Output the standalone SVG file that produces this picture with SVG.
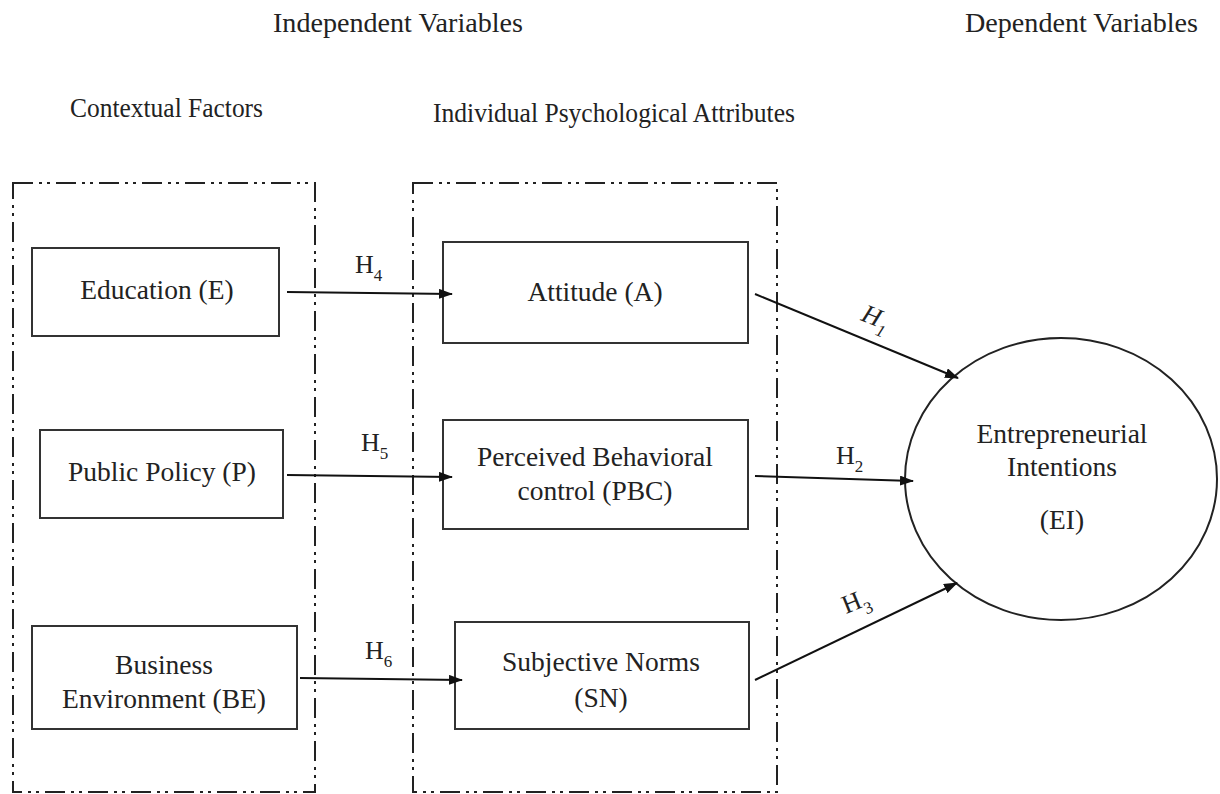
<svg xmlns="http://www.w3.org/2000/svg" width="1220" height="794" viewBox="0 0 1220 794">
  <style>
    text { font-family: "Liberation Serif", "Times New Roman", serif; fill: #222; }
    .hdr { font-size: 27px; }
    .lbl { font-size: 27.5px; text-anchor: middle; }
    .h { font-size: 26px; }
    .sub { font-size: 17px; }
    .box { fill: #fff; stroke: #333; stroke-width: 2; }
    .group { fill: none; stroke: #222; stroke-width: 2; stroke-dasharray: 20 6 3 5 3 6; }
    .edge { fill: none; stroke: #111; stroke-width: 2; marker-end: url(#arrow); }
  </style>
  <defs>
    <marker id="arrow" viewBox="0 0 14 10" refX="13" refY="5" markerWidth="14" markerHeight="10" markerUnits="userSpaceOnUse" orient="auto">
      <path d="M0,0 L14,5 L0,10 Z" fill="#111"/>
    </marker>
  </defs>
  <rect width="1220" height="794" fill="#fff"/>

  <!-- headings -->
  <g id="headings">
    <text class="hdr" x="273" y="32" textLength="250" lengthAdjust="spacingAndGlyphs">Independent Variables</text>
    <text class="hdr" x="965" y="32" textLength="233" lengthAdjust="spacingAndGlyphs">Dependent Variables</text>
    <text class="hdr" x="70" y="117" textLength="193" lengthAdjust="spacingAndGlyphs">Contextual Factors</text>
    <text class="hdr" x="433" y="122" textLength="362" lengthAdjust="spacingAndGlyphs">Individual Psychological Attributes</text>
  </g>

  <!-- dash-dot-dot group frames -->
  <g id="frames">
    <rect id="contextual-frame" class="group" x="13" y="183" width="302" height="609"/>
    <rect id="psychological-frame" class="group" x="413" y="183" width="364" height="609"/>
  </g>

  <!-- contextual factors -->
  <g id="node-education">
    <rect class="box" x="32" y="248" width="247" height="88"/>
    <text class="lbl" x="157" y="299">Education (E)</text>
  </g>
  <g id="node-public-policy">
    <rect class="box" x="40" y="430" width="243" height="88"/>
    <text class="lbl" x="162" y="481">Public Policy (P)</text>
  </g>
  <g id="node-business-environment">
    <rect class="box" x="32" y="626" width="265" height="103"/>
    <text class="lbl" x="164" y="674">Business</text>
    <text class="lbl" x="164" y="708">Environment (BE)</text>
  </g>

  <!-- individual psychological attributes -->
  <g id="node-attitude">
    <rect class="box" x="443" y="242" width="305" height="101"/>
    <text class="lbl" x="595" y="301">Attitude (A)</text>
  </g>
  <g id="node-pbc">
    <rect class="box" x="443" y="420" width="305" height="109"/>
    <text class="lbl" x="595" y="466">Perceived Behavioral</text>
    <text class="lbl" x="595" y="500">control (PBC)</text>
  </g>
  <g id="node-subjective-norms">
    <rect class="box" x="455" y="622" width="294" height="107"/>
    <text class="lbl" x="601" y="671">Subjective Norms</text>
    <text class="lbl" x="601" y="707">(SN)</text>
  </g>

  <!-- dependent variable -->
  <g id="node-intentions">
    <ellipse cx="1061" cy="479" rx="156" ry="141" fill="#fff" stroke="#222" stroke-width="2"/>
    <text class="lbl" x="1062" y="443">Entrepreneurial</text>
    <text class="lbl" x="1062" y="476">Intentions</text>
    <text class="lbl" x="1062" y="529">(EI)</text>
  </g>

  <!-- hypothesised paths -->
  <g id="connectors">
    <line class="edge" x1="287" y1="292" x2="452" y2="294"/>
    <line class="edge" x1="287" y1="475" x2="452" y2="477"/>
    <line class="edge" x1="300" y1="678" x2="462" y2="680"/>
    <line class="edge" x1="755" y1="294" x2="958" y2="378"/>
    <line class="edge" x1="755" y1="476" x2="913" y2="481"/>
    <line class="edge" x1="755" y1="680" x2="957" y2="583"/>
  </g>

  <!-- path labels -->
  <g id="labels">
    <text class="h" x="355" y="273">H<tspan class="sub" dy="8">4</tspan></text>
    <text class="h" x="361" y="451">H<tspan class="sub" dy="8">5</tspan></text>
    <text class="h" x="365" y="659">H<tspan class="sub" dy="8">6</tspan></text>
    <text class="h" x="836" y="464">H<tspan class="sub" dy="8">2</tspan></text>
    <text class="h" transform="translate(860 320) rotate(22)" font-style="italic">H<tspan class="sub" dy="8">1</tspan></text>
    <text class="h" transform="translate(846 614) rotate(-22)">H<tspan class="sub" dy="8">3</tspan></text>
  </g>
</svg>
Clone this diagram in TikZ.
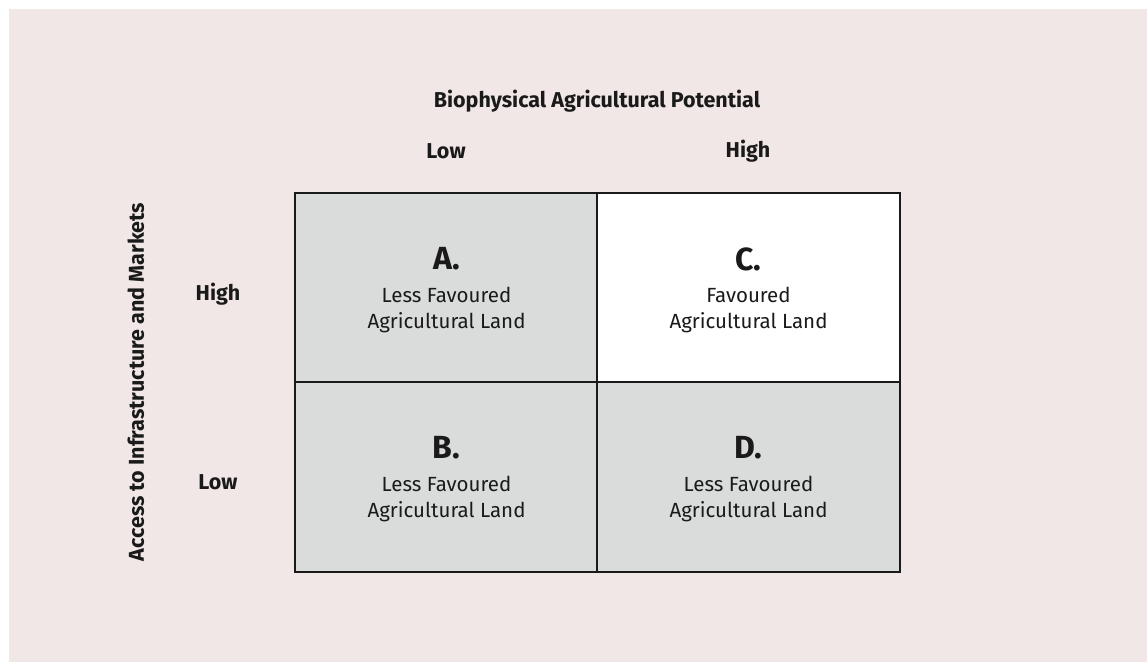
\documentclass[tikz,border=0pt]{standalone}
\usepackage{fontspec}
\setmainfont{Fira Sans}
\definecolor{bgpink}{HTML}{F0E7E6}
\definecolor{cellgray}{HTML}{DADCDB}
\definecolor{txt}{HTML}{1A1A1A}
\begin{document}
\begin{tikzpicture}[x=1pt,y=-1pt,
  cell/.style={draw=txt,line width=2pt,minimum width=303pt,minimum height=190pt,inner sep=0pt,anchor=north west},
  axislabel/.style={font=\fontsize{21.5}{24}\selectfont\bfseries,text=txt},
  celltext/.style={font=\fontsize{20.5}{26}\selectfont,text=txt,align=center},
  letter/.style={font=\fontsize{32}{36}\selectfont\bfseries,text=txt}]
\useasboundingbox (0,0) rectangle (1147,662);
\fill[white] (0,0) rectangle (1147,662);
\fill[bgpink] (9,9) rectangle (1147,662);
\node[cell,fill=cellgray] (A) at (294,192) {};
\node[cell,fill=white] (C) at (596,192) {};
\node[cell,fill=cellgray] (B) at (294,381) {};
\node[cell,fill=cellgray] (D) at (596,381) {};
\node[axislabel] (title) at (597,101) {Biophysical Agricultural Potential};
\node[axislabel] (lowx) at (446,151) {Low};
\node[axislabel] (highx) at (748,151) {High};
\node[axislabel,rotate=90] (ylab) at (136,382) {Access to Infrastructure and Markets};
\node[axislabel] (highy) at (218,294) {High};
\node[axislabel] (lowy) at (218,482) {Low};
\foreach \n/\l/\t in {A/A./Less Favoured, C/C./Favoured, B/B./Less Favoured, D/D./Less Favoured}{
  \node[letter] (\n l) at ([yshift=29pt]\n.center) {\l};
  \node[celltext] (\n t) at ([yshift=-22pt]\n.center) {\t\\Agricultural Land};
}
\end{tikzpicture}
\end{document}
-------------------------
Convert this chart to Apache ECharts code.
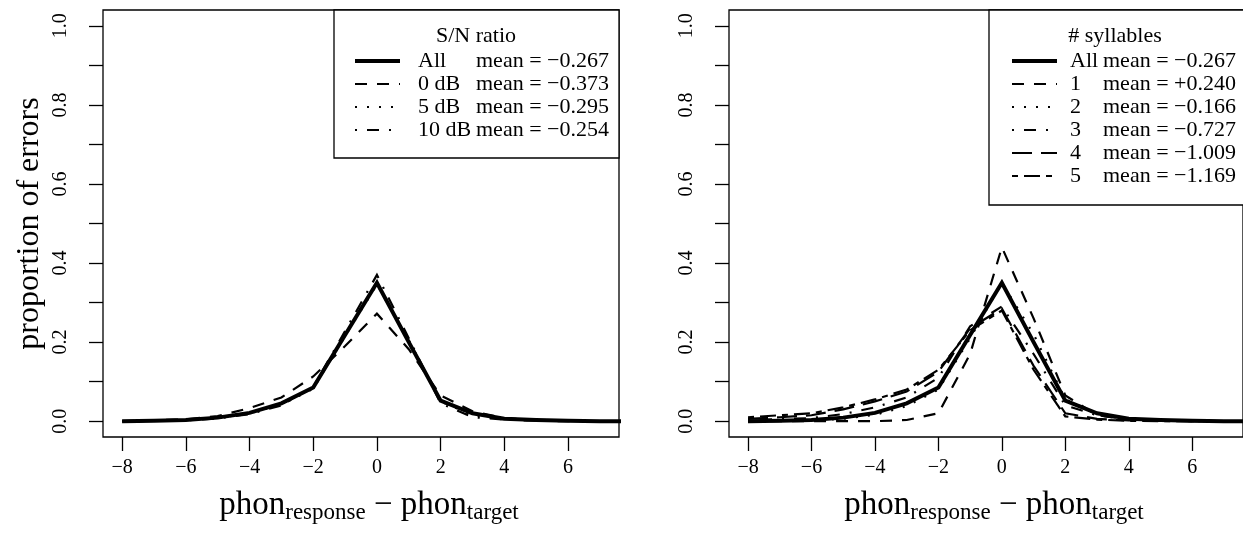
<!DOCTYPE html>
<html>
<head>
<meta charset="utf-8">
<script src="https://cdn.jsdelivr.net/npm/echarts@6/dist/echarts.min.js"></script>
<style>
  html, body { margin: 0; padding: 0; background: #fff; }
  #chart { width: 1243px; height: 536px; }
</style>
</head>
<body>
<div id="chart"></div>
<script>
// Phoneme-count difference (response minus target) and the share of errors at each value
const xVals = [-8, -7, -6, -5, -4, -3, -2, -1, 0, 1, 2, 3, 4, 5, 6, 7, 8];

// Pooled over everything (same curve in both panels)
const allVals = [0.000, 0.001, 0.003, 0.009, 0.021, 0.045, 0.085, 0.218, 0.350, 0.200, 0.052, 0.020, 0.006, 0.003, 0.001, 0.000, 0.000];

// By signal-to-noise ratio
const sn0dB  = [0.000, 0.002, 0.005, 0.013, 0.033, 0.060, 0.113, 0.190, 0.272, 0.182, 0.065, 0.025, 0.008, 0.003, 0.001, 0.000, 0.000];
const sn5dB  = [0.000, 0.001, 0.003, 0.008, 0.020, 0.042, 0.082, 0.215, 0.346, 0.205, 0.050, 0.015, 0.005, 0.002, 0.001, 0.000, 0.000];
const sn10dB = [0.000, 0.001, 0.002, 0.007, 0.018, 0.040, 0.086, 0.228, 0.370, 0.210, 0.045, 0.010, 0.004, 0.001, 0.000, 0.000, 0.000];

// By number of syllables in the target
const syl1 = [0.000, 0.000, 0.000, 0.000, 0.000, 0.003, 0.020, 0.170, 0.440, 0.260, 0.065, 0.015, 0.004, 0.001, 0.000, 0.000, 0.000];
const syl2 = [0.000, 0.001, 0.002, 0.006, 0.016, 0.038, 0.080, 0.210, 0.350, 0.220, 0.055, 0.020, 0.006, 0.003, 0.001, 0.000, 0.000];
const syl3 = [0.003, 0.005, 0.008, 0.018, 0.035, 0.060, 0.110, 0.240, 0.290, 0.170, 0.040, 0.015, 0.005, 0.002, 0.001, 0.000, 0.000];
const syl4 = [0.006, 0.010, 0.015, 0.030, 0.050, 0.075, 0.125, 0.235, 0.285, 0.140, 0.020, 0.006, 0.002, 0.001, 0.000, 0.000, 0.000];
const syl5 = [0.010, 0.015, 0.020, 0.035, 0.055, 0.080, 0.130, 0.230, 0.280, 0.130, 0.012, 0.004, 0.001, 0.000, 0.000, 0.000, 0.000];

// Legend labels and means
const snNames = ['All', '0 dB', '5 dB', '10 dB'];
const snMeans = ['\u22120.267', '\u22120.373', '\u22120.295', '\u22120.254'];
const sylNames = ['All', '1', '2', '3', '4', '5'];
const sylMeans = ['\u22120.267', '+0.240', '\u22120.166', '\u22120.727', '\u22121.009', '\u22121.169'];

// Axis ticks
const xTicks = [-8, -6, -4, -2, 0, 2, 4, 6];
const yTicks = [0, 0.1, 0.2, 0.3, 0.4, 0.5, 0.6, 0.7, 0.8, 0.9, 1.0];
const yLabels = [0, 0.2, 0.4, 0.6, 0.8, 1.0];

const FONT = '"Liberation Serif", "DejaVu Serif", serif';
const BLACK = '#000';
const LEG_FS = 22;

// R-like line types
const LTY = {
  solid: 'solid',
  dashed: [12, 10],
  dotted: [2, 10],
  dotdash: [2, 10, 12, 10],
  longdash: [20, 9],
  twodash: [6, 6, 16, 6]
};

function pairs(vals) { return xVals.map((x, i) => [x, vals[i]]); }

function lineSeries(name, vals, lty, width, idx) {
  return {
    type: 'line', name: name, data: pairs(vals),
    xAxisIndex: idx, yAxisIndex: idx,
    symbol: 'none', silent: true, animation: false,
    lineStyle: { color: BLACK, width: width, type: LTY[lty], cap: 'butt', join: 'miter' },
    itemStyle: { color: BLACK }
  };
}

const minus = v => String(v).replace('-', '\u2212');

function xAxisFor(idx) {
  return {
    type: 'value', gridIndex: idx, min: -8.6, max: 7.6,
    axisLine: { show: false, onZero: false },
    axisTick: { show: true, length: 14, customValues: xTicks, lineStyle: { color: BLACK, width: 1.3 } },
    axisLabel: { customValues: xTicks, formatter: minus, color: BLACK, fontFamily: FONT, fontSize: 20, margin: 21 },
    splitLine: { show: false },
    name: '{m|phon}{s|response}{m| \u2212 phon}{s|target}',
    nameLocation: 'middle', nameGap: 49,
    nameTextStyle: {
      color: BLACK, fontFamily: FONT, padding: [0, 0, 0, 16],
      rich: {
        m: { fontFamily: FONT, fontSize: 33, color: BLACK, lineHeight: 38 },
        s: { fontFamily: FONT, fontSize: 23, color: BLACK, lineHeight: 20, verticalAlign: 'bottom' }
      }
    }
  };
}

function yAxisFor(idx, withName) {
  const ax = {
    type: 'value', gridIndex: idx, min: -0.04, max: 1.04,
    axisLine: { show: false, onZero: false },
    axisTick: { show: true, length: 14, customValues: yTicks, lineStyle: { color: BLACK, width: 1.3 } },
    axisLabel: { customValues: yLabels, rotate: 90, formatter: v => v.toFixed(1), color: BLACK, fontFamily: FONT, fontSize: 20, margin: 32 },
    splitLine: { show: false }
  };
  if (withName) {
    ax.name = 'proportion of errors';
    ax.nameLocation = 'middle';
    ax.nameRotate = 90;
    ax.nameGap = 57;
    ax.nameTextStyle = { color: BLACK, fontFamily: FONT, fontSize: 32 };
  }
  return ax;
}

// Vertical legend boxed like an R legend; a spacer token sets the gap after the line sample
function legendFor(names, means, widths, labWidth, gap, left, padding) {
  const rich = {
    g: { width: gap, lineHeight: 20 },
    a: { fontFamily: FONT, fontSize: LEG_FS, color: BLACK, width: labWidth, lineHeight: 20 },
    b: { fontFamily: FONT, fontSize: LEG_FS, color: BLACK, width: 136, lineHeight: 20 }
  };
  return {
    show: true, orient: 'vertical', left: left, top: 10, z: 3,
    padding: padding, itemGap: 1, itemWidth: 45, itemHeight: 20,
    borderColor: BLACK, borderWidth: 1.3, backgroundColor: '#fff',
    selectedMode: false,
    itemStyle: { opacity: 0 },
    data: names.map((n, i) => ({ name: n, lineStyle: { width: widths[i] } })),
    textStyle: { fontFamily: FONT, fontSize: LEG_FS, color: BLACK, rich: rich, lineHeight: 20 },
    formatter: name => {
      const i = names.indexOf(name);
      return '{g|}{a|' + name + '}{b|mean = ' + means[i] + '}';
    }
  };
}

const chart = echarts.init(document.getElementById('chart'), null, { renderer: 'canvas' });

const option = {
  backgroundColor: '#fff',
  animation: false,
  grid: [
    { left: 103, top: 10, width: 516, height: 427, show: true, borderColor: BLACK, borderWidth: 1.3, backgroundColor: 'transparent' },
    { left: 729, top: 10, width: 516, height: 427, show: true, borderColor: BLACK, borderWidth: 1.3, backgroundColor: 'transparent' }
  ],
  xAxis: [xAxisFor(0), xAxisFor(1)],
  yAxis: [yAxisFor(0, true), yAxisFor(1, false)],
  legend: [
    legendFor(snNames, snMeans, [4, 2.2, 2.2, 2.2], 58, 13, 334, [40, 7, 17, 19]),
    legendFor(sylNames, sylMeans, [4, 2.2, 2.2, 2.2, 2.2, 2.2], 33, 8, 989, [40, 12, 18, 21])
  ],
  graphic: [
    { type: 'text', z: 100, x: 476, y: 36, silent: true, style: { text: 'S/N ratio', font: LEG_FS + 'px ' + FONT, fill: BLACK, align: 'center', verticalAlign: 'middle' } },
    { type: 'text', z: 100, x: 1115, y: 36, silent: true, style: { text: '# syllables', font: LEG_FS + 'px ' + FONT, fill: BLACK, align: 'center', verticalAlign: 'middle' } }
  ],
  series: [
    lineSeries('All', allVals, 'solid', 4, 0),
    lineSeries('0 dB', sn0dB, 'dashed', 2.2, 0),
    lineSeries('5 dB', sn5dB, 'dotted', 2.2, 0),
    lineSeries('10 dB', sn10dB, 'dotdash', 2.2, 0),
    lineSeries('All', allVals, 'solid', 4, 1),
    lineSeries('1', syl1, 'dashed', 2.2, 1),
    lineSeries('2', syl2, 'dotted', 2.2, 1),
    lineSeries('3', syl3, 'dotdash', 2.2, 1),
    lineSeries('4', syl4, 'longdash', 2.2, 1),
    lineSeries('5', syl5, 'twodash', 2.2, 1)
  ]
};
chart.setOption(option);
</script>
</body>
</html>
-------------------------
Stated exercise
Retype the lines above exactly as they appear, from the line containing "Convert this chart to Apache ECharts code." through the line containing "4, 5, 6, 7, 8];", and leave out any pictures.

Completed exercise
Convert this chart to Apache ECharts code.
<!DOCTYPE html>
<html>
<head>
<meta charset="utf-8">
<script src="https://cdn.jsdelivr.net/npm/echarts@6/dist/echarts.min.js"></script>
<style>
  html, body { margin: 0; padding: 0; background: #fff; }
  #chart { width: 1243px; height: 536px; }
</style>
</head>
<body>
<div id="chart"></div>
<script>
// Phoneme-count difference (response minus target) and the share of errors at each value
const xVals = [-8, -7, -6, -5, -4, -3, -2, -1, 0, 1, 2, 3, 4, 5, 6, 7, 8];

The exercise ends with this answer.